▸ What you need to do:
Leave out the pictures and copy everything else below exactly.

>> start

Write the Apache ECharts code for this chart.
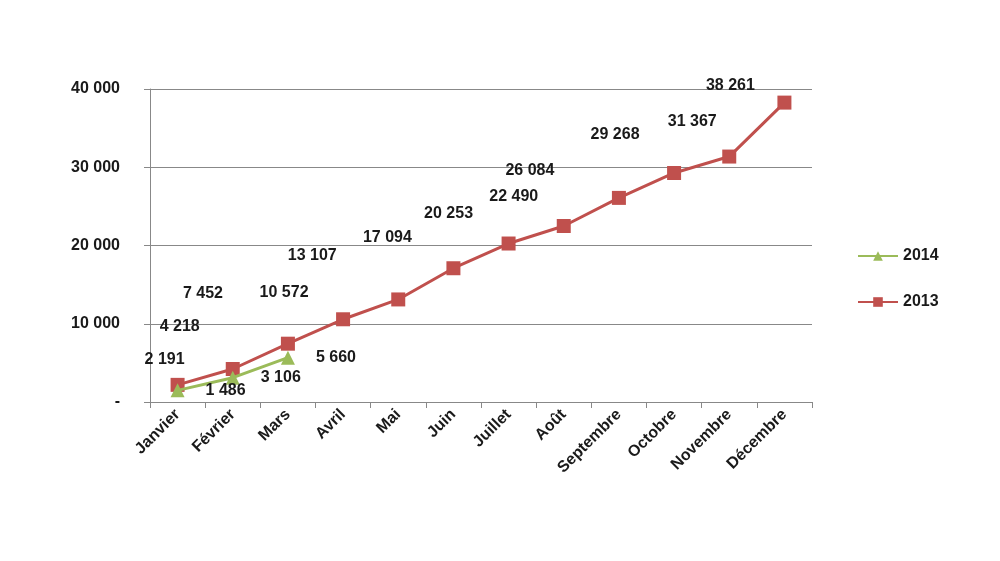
<!DOCTYPE html>
<html><head><meta charset="utf-8">
<script src="https://cdn.jsdelivr.net/npm/echarts@6/dist/echarts.min.js"></script>
<style>html,body{margin:0;background:#fff}#c{width:1000px;height:561px}</style>
</head><body><div id="c"></div>
<script>
const categories = ['Janvier','Février','Mars','Avril','Mai','Juin','Juillet','Août','Septembre','Octobre','Novembre','Décembre'];
const values2013 = [2191,4218,7452,10572,13107,17094,20253,22490,26084,29268,31367,38261];
const values2014 = [1486,3106,5660];
const labelOffsets2013 = [[-13,-25],[-53,-42],[-85,-50],[-59,-27],[-86,-44],[-66,-31],[-60,-30],[-50,-29],[-89,-27],[-59,-38],[-37,-35],[-54,-17]];
const fmt = v => v === 0 ? '-' : String(v).replace(/\B(?=(\d{3})+(?!\d))/g, ' ');
const font = {fontFamily:'Liberation Sans', fontWeight:'bold', fontSize:16, color:'#1a1a1a'};
const chart = echarts.init(document.getElementById('c'));
chart.setOption({
  animation:false,
  grid:{left:150,right:188,top:89,bottom:159},
  legend:{orient:'vertical',left:852,top:243,itemGap:30,itemWidth:40,itemHeight:12,
    textStyle:Object.assign({},font),data:['2014','2013']},
  xAxis:{type:'category',data:categories,boundaryGap:true,
    axisLine:{lineStyle:{color:'#888'}},axisTick:{show:true,length:6,lineStyle:{color:'#888'}},
    axisLabel:Object.assign({rotate:45,interval:0,margin:10},font)},
  yAxis:{type:'value',min:0,max:40000,interval:10000,
    axisLine:{show:true,lineStyle:{color:'#888'}},axisTick:{show:true,length:6,lineStyle:{color:'#888'}},
    splitLine:{lineStyle:{color:'#888'}},
    axisLabel:Object.assign({formatter:fmt,margin:30},font)},
  series:[
    {name:'2014',type:'line',data:values2014,symbol:'triangle',symbolSize:14,
      lineStyle:{color:'#9BBB59',width:3},itemStyle:{color:'#9BBB59'},z:3,
      label:Object.assign({show:true,position:'right',offset:[16,0],formatter:p=>fmt(p.value)},font)},
    {name:'2013',type:'line',symbol:'rect',symbolSize:14,
      data:values2013.map((v,i)=>({value:v,label:{offset:labelOffsets2013[i]}})),
      lineStyle:{color:'#C0504D',width:3},itemStyle:{color:'#C0504D'},z:2,
      label:Object.assign({show:true,position:'inside',formatter:p=>fmt(p.value)},font)}
  ]
});
</script></body></html>
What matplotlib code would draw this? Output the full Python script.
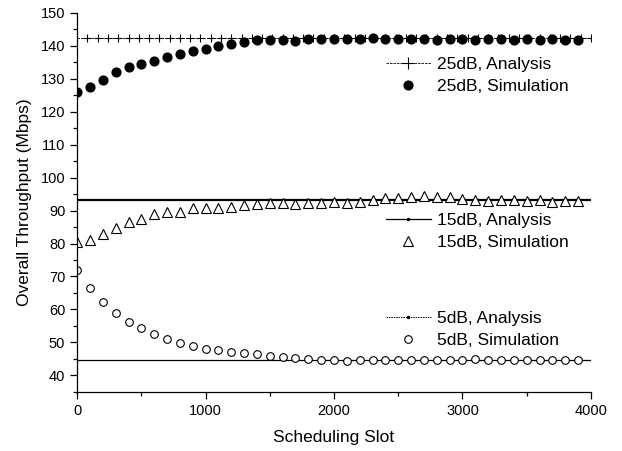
import matplotlib
matplotlib.use("Agg")
import matplotlib.pyplot as plt
from matplotlib.lines import Line2D
from matplotlib.ticker import MultipleLocator

plt.rcParams["font.family"] = ["Liberation Sans", "DejaVu Sans"]

# ---- data -----------------------------------------------------------
sim_slots = list(range(0, 4000, 100))
ana_slots = list(range(0, 4001, 80))

sim_25 = [126.0, 127.3, 129.7, 132.0, 133.5, 134.4, 135.3, 136.6, 137.6, 138.4,
          139.0, 139.8, 140.4, 141.0, 141.7, 141.8, 141.6, 141.5, 142.0, 142.0,
          142.1, 142.1, 142.0, 142.3, 142.1, 142.0, 142.1, 142.0, 141.8, 141.9,
          142.0, 141.8, 142.1, 142.0, 141.8, 142.0, 141.6, 141.9, 141.8, 141.7]
sim_15 = [80.5, 81.0, 82.8, 84.6, 86.5, 87.4, 88.9, 89.5, 89.7, 90.7,
          90.7, 90.7, 91.2, 91.7, 91.9, 92.2, 92.2, 92.0, 92.2, 92.4,
          92.5, 92.4, 92.7, 93.2, 93.7, 93.9, 94.2, 94.4, 94.2, 94.0,
          93.4, 93.2, 93.0, 93.2, 93.2, 93.0, 93.2, 92.6, 93.0, 92.8]
sim_5 = [72.0, 66.5, 62.2, 58.9, 56.1, 54.3, 52.5, 51.1, 49.8, 48.8,
         48.0, 47.8, 47.1, 46.7, 46.5, 46.0, 45.5, 45.2, 44.9, 44.7,
         44.7, 44.5, 44.7, 44.6, 44.6, 44.6, 44.7, 44.6, 44.6, 44.8,
         44.8, 45.1, 44.7, 44.7, 44.7, 44.6, 44.7, 44.7, 44.7, 44.7]

level_25, level_15, level_5 = 142.2, 93.1, 44.7
ana_25 = [level_25] * len(ana_slots)
ana_15 = [level_15] * len(ana_slots)
ana_5 = [level_5] * len(ana_slots)

# ---- figure ----------------------------------------------------------
fig = plt.figure(figsize=(6.22, 4.51), dpi=100)
ax = fig.add_axes([0.124, 0.131, 0.826, 0.841])

ax.plot(ana_slots, ana_25, color="black", lw=0.6, ls=(0, (3, 1.2)),
        marker="+", ms=6, mew=0.8, markevery=slice(1, None))
l25s, = ax.plot(sim_slots, sim_25, ls="none", marker="o", ms=6.3,
                mfc="black", mec="black")
ax.plot(ana_slots, ana_15, color="black", lw=1.6)
l15s, = ax.plot(sim_slots, sim_15, ls="none", marker="^", ms=6.5,
                mfc="white", mec="black", mew=0.8)
ax.plot(ana_slots, ana_5, color="black", lw=0.9)
l5s, = ax.plot(sim_slots, sim_5, ls="none", marker="o", ms=5.5,
               mfc="white", mec="black", mew=0.8)

# legend keys for the analysis curves (as drawn in the original legend)
h25a = Line2D([], [], color="black", lw=0.6, ls=(0, (3, 1.2)),
              marker="+", ms=9, mew=0.8)
h15a = Line2D([], [], color="black", lw=0.9, marker=".", ms=3)
h5a = Line2D([], [], color="black", lw=0.7, ls=(0, (1.5, 1)),
             marker=".", ms=3)

ax.set_xlim(0, 4000)
ax.set_ylim(35, 150)
ax.xaxis.set_major_locator(MultipleLocator(1000))
ax.xaxis.set_minor_locator(MultipleLocator(500))
ax.yaxis.set_minor_locator(MultipleLocator(5))
ax.set_yticks(range(40, 151, 10))
ax.tick_params(which="major", direction="out", length=5, width=0.9, labelsize=10.5)
ax.tick_params(which="minor", direction="out", length=3, width=0.9)
for s in ("top", "right"):
    ax.spines[s].set_visible(False)
for s in ("left", "bottom"):
    ax.spines[s].set_linewidth(0.9)

ax.set_xlabel("Scheduling Slot", fontsize=12.5, labelpad=9)
ax.set_ylabel("Overall Throughput (Mbps)", fontsize=12.5, labelpad=6)

leg_kw = dict(frameon=False, fontsize=12.5, handlelength=2.6, handletextpad=0.35,
              labelspacing=0.4, borderaxespad=0, loc="upper left")
leg1 = ax.legend([h25a, l25s], ["25dB, Analysis", "25dB, Simulation"],
                 bbox_to_anchor=(0.587, 0.902), **leg_kw)
ax.add_artist(leg1)
leg2 = ax.legend([h15a, l15s], ["15dB, Analysis", "15dB, Simulation"],
                 bbox_to_anchor=(0.587, 0.491), **leg_kw)
ax.add_artist(leg2)
ax.legend([h5a, l5s], ["5dB, Analysis", "5dB, Simulation"],
          bbox_to_anchor=(0.587, 0.233), **leg_kw)

fig.savefig("out.png", dpi=100)
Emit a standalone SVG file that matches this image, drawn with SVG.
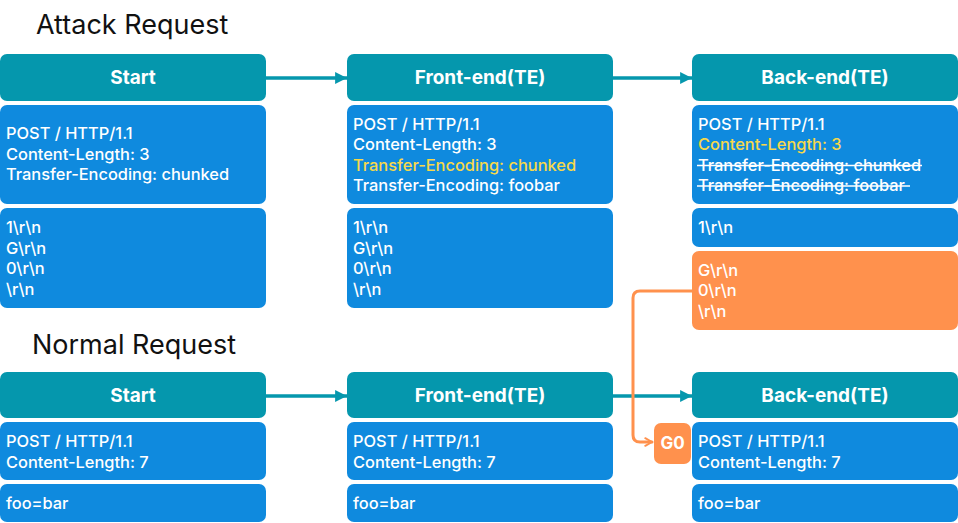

>> end

▸ Written solution:
Write the Apache ECharts code for this chart.
<!DOCTYPE html>
<html><head><meta charset="utf-8">
<script src="https://cdn.jsdelivr.net/npm/echarts@6/dist/echarts.min.js"></script>
<style>html,body{margin:0;background:#fff}#c{width:1000px;height:561px}</style>
</head><body><div id="c"></div>
<script>
const categories = ['Janvier','Février','Mars','Avril','Mai','Juin','Juillet','Août','Septembre','Octobre','Novembre','Décembre'];
const values2013 = [2191,4218,7452,10572,13107,17094,20253,22490,26084,29268,31367,38261];
const values2014 = [1486,3106,5660];
const labelOffsets2013 = [[-13,-25],[-53,-42],[-85,-50],[-59,-27],[-86,-44],[-66,-31],[-60,-30],[-50,-29],[-89,-27],[-59,-38],[-37,-35],[-54,-17]];
const fmt = v => v === 0 ? '-' : String(v).replace(/\B(?=(\d{3})+(?!\d))/g, ' ');
const font = {fontFamily:'Liberation Sans', fontWeight:'bold', fontSize:16, color:'#1a1a1a'};
const chart = echarts.init(document.getElementById('c'));
chart.setOption({
  animation:false,
  grid:{left:150,right:188,top:89,bottom:159},
  legend:{orient:'vertical',left:852,top:243,itemGap:30,itemWidth:40,itemHeight:12,
    textStyle:Object.assign({},font),data:['2014','2013']},
  xAxis:{type:'category',data:categories,boundaryGap:true,
    axisLine:{lineStyle:{color:'#888'}},axisTick:{show:true,length:6,lineStyle:{color:'#888'}},
    axisLabel:Object.assign({rotate:45,interval:0,margin:10},font)},
  yAxis:{type:'value',min:0,max:40000,interval:10000,
    axisLine:{show:true,lineStyle:{color:'#888'}},axisTick:{show:true,length:6,lineStyle:{color:'#888'}},
    splitLine:{lineStyle:{color:'#888'}},
    axisLabel:Object.assign({formatter:fmt,margin:30},font)},
  series:[
    {name:'2014',type:'line',data:values2014,symbol:'triangle',symbolSize:14,
      lineStyle:{color:'#9BBB59',width:3},itemStyle:{color:'#9BBB59'},z:3,
      label:Object.assign({show:true,position:'right',offset:[16,0],formatter:p=>fmt(p.value)},font)},
    {name:'2013',type:'line',symbol:'rect',symbolSize:14,
      data:values2013.map((v,i)=>({value:v,label:{offset:labelOffsets2013[i]}})),
      lineStyle:{color:'#C0504D',width:3},itemStyle:{color:'#C0504D'},z:2,
      label:Object.assign({show:true,position:'inside',formatter:p=>fmt(p.value)},font)}
  ]
});
</script></body></html>
What matplotlib code would draw this? Output the full Python script.
import matplotlib
matplotlib.use("Agg")
import matplotlib.pyplot as plt
from matplotlib.lines import Line2D
from matplotlib.ticker import MultipleLocator

plt.rcParams["font.family"] = ["Liberation Sans", "DejaVu Sans"]

# ---- data -----------------------------------------------------------
sim_slots = list(range(0, 4000, 100))
ana_slots = list(range(0, 4001, 80))

sim_25 = [126.0, 127.3, 129.7, 132.0, 133.5, 134.4, 135.3, 136.6, 137.6, 138.4,
          139.0, 139.8, 140.4, 141.0, 141.7, 141.8, 141.6, 141.5, 142.0, 142.0,
          142.1, 142.1, 142.0, 142.3, 142.1, 142.0, 142.1, 142.0, 141.8, 141.9,
          142.0, 141.8, 142.1, 142.0, 141.8, 142.0, 141.6, 141.9, 141.8, 141.7]
sim_15 = [80.5, 81.0, 82.8, 84.6, 86.5, 87.4, 88.9, 89.5, 89.7, 90.7,
          90.7, 90.7, 91.2, 91.7, 91.9, 92.2, 92.2, 92.0, 92.2, 92.4,
          92.5, 92.4, 92.7, 93.2, 93.7, 93.9, 94.2, 94.4, 94.2, 94.0,
          93.4, 93.2, 93.0, 93.2, 93.2, 93.0, 93.2, 92.6, 93.0, 92.8]
sim_5 = [72.0, 66.5, 62.2, 58.9, 56.1, 54.3, 52.5, 51.1, 49.8, 48.8,
         48.0, 47.8, 47.1, 46.7, 46.5, 46.0, 45.5, 45.2, 44.9, 44.7,
         44.7, 44.5, 44.7, 44.6, 44.6, 44.6, 44.7, 44.6, 44.6, 44.8,
         44.8, 45.1, 44.7, 44.7, 44.7, 44.6, 44.7, 44.7, 44.7, 44.7]

level_25, level_15, level_5 = 142.2, 93.1, 44.7
ana_25 = [level_25] * len(ana_slots)
ana_15 = [level_15] * len(ana_slots)
ana_5 = [level_5] * len(ana_slots)

# ---- figure ----------------------------------------------------------
fig = plt.figure(figsize=(6.22, 4.51), dpi=100)
ax = fig.add_axes([0.124, 0.131, 0.826, 0.841])

ax.plot(ana_slots, ana_25, color="black", lw=0.6, ls=(0, (3, 1.2)),
        marker="+", ms=6, mew=0.8, markevery=slice(1, None))
l25s, = ax.plot(sim_slots, sim_25, ls="none", marker="o", ms=6.3,
                mfc="black", mec="black")
ax.plot(ana_slots, ana_15, color="black", lw=1.6)
l15s, = ax.plot(sim_slots, sim_15, ls="none", marker="^", ms=6.5,
                mfc="white", mec="black", mew=0.8)
ax.plot(ana_slots, ana_5, color="black", lw=0.9)
l5s, = ax.plot(sim_slots, sim_5, ls="none", marker="o", ms=5.5,
               mfc="white", mec="black", mew=0.8)

# legend keys for the analysis curves (as drawn in the original legend)
h25a = Line2D([], [], color="black", lw=0.6, ls=(0, (3, 1.2)),
              marker="+", ms=9, mew=0.8)
h15a = Line2D([], [], color="black", lw=0.9, marker=".", ms=3)
h5a = Line2D([], [], color="black", lw=0.7, ls=(0, (1.5, 1)),
             marker=".", ms=3)

ax.set_xlim(0, 4000)
ax.set_ylim(35, 150)
ax.xaxis.set_major_locator(MultipleLocator(1000))
ax.xaxis.set_minor_locator(MultipleLocator(500))
ax.yaxis.set_minor_locator(MultipleLocator(5))
ax.set_yticks(range(40, 151, 10))
ax.tick_params(which="major", direction="out", length=5, width=0.9, labelsize=10.5)
ax.tick_params(which="minor", direction="out", length=3, width=0.9)
for s in ("top", "right"):
    ax.spines[s].set_visible(False)
for s in ("left", "bottom"):
    ax.spines[s].set_linewidth(0.9)

ax.set_xlabel("Scheduling Slot", fontsize=12.5, labelpad=9)
ax.set_ylabel("Overall Throughput (Mbps)", fontsize=12.5, labelpad=6)

leg_kw = dict(frameon=False, fontsize=12.5, handlelength=2.6, handletextpad=0.35,
              labelspacing=0.4, borderaxespad=0, loc="upper left")
leg1 = ax.legend([h25a, l25s], ["25dB, Analysis", "25dB, Simulation"],
                 bbox_to_anchor=(0.587, 0.902), **leg_kw)
ax.add_artist(leg1)
leg2 = ax.legend([h15a, l15s], ["15dB, Analysis", "15dB, Simulation"],
                 bbox_to_anchor=(0.587, 0.491), **leg_kw)
ax.add_artist(leg2)
ax.legend([h5a, l5s], ["5dB, Analysis", "5dB, Simulation"],
          bbox_to_anchor=(0.587, 0.233), **leg_kw)

fig.savefig("out.png", dpi=100)
Emit a standalone SVG file that matches this image, drawn with SVG.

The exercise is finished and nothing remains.